³²This "triplet" is likely a "quartet" as more recently Southard and M.C. Green ( 1971) have reported that another white spotting determinant, recessive spotting ( rs), also appears to be very closely linked to W^v. rs was originally described by Dickie ( 1966b). It was first noticed when two animals with large head blazes and large belly spots and diluted bellies were found in a C3H/HeJ litter. Although breeding tests indicate that rs is a viable recessive mutation, nevertheless, 9-21% or rs/+ animals have a long thin white spot on the ventrum (but no head blaze and no dilution). Both W^v +/+ rs and sl/+;rs/+ genotypes are black-eyed whites, fertile, and nonanemic.

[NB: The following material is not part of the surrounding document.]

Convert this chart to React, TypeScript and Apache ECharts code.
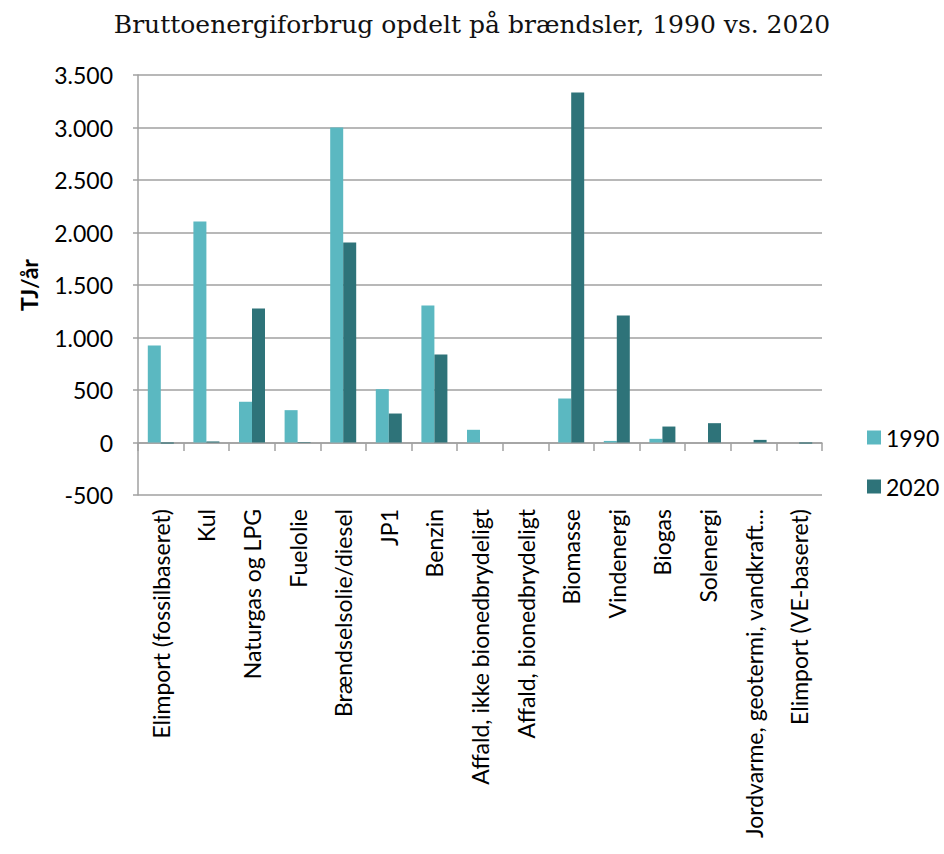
import React, { useEffect, useRef } from "react";
import * as echarts from "echarts";

const categories = [
  "Elimport (fossilbaseret)",
  "Kul",
  "Naturgas og LPG",
  "Fuelolie",
  "Brændselsolie/diesel",
  "JP1",
  "Benzin",
  "Affald, ikke bionedbrydeligt",
  "Affald, bionedbrydeligt",
  "Biomasse",
  "Vindenergi",
  "Biogas",
  "Solenergi",
  "Jordvarme, geotermi, vandkraft...",
  "Elimport (VE-baseret)",
];

const values1990 = [925, 2105, 388, 308, 3000, 508, 1305, 121, 0, 419, 15, 35, 0, 0, 0];
const values2020 = [-10, 10, 1276, 5, 1905, 276, 838, 0, 0, 3333, 1210, 152, 184, 25, -10];

const yTicks = { min: -500, max: 3500, interval: 500 };

const LABEL_FONT = "Lato, 'Open Sans', sans-serif";
const GRAY = "#a0a0a0";

export default function App() {
  const ref = useRef<HTMLDivElement>(null);
  useEffect(() => {
    if (!ref.current) return;
    const chart = echarts.init(ref.current, null, { renderer: "svg" });
    const fmt = (v: number) => {
      const s = Math.abs(v).toString().replace(/\B(?=(\d{3})+(?!\d))/g, ".");
      return (v < 0 ? "-" : "") + s;
    };
    chart.setOption({
      animation: false,
      backgroundColor: "#ffffff",
      title: {
        text: "Bruttoenergiforbrug opdelt på brændsler, 1990 vs. 2020",
        left: "center",
        top: 7,
        textStyle: {
          fontFamily: "'DejaVu Serif', serif",
          fontWeight: "normal",
          fontSize: 25,
          color: "#111111",
        },
      },
      legend: {
        orient: "vertical",
        left: 862,
        top: 421,
        itemWidth: 14,
        itemHeight: 14,
        itemGap: 26,
        icon: "rect",
        textStyle: { fontFamily: LABEL_FONT, fontSize: 23, color: "#000" },
        data: ["1990", "2020"],
      },
      grid: { left: 138, right: 122, top: 75, bottom: 359, containLabel: false },
      xAxis: [
        {
          type: "category",
          data: categories,
          position: "bottom",
          axisLine: { show: false, onZero: false },
          axisTick: { show: false },
          axisLabel: {
            rotate: 90,
            margin: 14,
            interval: 0,
            fontFamily: LABEL_FONT,
            fontSize: 23,
            color: "#000",
          },
        },
        {
          type: "category",
          data: categories,
          position: "bottom",
          offset: -52,
          axisLine: { show: true, onZero: false, lineStyle: { color: GRAY, width: 1.5 } },
          axisTick: { show: true, interval: 0, length: 8, lineStyle: { color: GRAY, width: 1.5 } },
          axisLabel: { show: false },
        },
      ],
      yAxis: {
        type: "value",
        min: yTicks.min,
        max: yTicks.max,
        interval: yTicks.interval,
        name: "TJ/år",
        nameLocation: "middle",
        nameGap: 98,
        nameTextStyle: { fontFamily: LABEL_FONT, fontSize: 23, fontWeight: "bold", color: "#000" },
        axisLine: { show: true, lineStyle: { color: GRAY, width: 1.5 } },
        axisTick: { show: true, length: 5, lineStyle: { color: GRAY, width: 1.5 } },
        axisLabel: {
          margin: 25,
          fontFamily: LABEL_FONT,
          fontSize: 23,
          color: "#000",
          formatter: fmt,
        },
        splitLine: { show: true, lineStyle: { color: GRAY, width: 1.5 } },
      },
      series: [
        {
          name: "1990",
          type: "bar",
          data: values1990,
          barWidth: 13,
          barGap: "0%",
          itemStyle: { color: "#5bb8c1" },
        },
        {
          name: "2020",
          type: "bar",
          data: values2020,
          barWidth: 13,
          barGap: "0%",
          itemStyle: { color: "#2e7379" },
        },
      ],
    });
    return () => chart.dispose();
  }, []);
  return (
    <div
      ref={ref}
      style={{ position: "absolute", left: 0, top: 0, width: 944, height: 854 }}
    />
  );
}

³³At 9 days of gestation the Ph/Ph embryos can be distinguished from their normal sibs by external inspection. They all display wavy neural tubes. The more severely affected embryos have irregularities of the somites and the most abnormal individuals are inflated with enormous hearts, or hearts of about normal size inside a very large pericardium. Depending on the degree of abnormality, Ph homozygotes are retarded to a greater or lesser degree as compared with their normal littermates ( Grüneberg and Truslove, 1960)

³⁴Nevertheless there is some evidence that when the amount of white spotting is increased in Ph/+ mice by selection, there is a concomitant decrease in fertility ( Truslove, 1977).

³⁵In contrast to Ph, where the correlation in the amount of white spotting between parents and offspring is incomplete ( Grüneberg and Truslove, 1960), in Ph^e mice it appears to be complete ( Truslove, 1977).

³⁶When the tail is partly pigmented the tip frequently has black hairs as well as pigmented skin while the proximal portion may have pigmented skin with unpigmented hairs.

³⁷Also, the scrotal skin of Rw/+ males remains dark in spite of the fact that the hair arising through it as well as the surrounding skin and hair are unpigmented. In females the perianal skin likewise is pigmented. In contrast, in Ph/+ males when the ventral white area includes a portion of the scrotal region the scrotum itself lacks pigment. Moreover, unlike Ph/+ the size of the interfrontal bone of Rw/+ mice is normal.

³⁸ Ph/+ mice may also have fewer viable melanoblast clones than Rw/+ animals and this too could contribute to the deficiency of epidermal melanocytes in the unpigmented (and pigmented) regions of their skin.